О художественных особенностях творчества писателя сообщила переводчик и исследователь творчества Шаламова Любовь Юргенсон (Франция), отметив сложную систему двойничества в его рассказах. По мнению Юргенсон, это “очень важный корпус текстов ХХ века, потому что его значение выходит за рамки лагерной темы. Это просто замечательный литературный текст”. Интертекстуальный анализ прозы Шаламова предприняла австралийская исследовательница Елена Михайлик. Она обратила внимание на скрытые цитаты из Гоголя, Гёте и ряда других классиков в “Колымских рассказах”, и в частности в новелле “На представку”. В качестве таких бродячих сюжетов или “блуждающих снов” Михайлик выделила, в числе прочих, мотив карточной игры, в которой ставкой становится жизнь/душа, а также союз с чертом.
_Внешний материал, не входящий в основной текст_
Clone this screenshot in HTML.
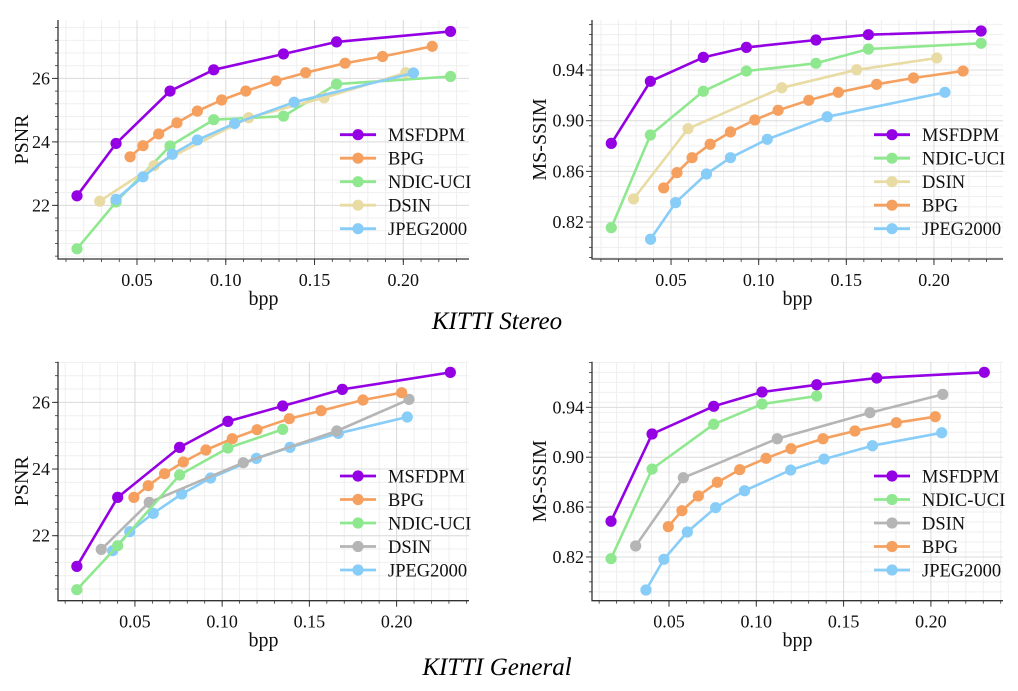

Последнее сообщение вызвало невольные возражения у следующего докладчика, известного переводчика, который кроме Шаламова познакомил читателей с творчеством Бабеля и Довлатова, Рикардо Сан Висенте (Испания). По мнению Рикардо, полемизировавшего с Юргенсон и Михайлик, “сила шаламовского текста в изображении действительности”, когда “не хватает слов, чтобы передать ад” лагерей.
Думается, что название доклада одного из организаторов конференции, друга и публикатора наследия писателя Ирины Сиротинской, “Горящая память”, наиболее точно передает смысл книг Шаламова. Он, как отметила Сиротинская, “дошел в своем максимализме до самого края”.
Может быть, именно поэтому в творчестве Шаламова органично сочетаются и переплавляются интертекстуальные цитации и человеческий документ, сила свидетельства и экспрессия художника.
Любезно отвечая на вопрос о том, как Шаламов соединял в себе писание “Колымских рассказов” и признание, “что лагерный опыт… человеку не надо видеть и даже знать”, Сиротинская ответила, что, по утверждению писателя, для человека, не прошедшего лагерей, подобная тема должна быть табуирована. Однако для выжившего она превращается в долг свидетельства.
И это действительно так. Ведь первоначально слово “свидетель” было синонимом мученика (человека, свидетельствовавшего жизнью):
“Я вроде тех окаменелостей, / Что появляются случайно, / Чтобы доставить миру в целости / Геологическую тайну”.